Python's Performance

Donn Cave donn at u.washington.edu
Mon Oct 10 18:46:29 EDT 2005


In article <861x2t2m7s.fsf at bhuda.mired.org>, Mike Meyer <mwm at mired.org> 
wrote:

> Donn Cave <donn at u.washington.edu> writes:
> > I agree that there are many shades of grey here, but there's also a
> > real black that's sharply distinct and easy to find -- real native
> > code binaries are not interpreted.
> 
> Except when they are. Many machines are microcoded, which means your
> "real native code binary" is interpreted by a microcode program stored
> in the control store. Most machines don't have a writeable control
> store (WCS), so you generally can't change the interpreter, but that's
> not always true. In the simple case, a WCS lets the vendor fix
> "hardware" bugs by providing a new version of the microcode. In the
> extreme cases, you get OS's in which the control store is part of the
> process state, so different processes can have radically different
> formats for their "native code binaries".
> 
> Then there's the Nanodata QM-1, whose microcode was interpreted by
> "nanocode".

Fine -- given a Python Chip computer, Python programs are
native code.  It can use microcode, if that helps.

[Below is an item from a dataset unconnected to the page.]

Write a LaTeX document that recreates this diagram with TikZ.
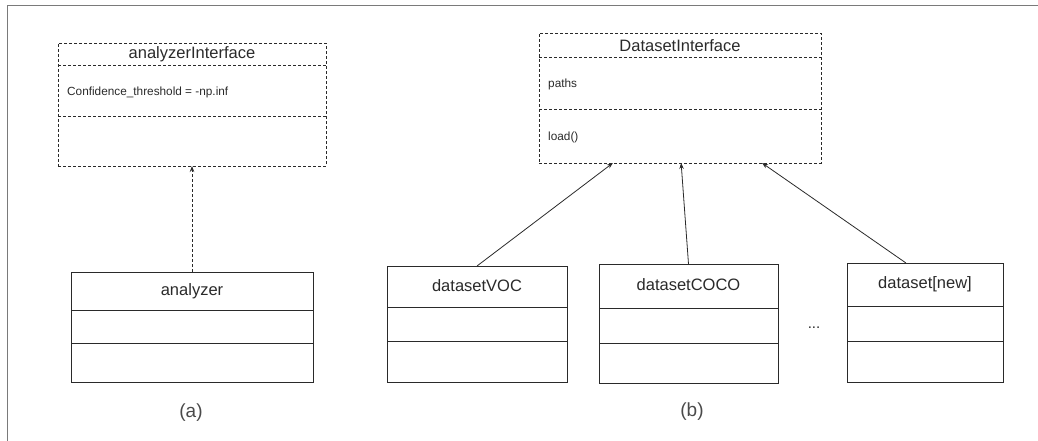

The VAX/11 microcode was just a software extension of the
CPU hardware, implementing some extra instructions, the way
I remember it.  I don't recall that it was of any more than
academic interest to anyone using the computer - though it
may have been software in a sense, it was on the hardware
side of the wall.  On the software side of the wall, if your
program can go over the wall by itself, then it's native.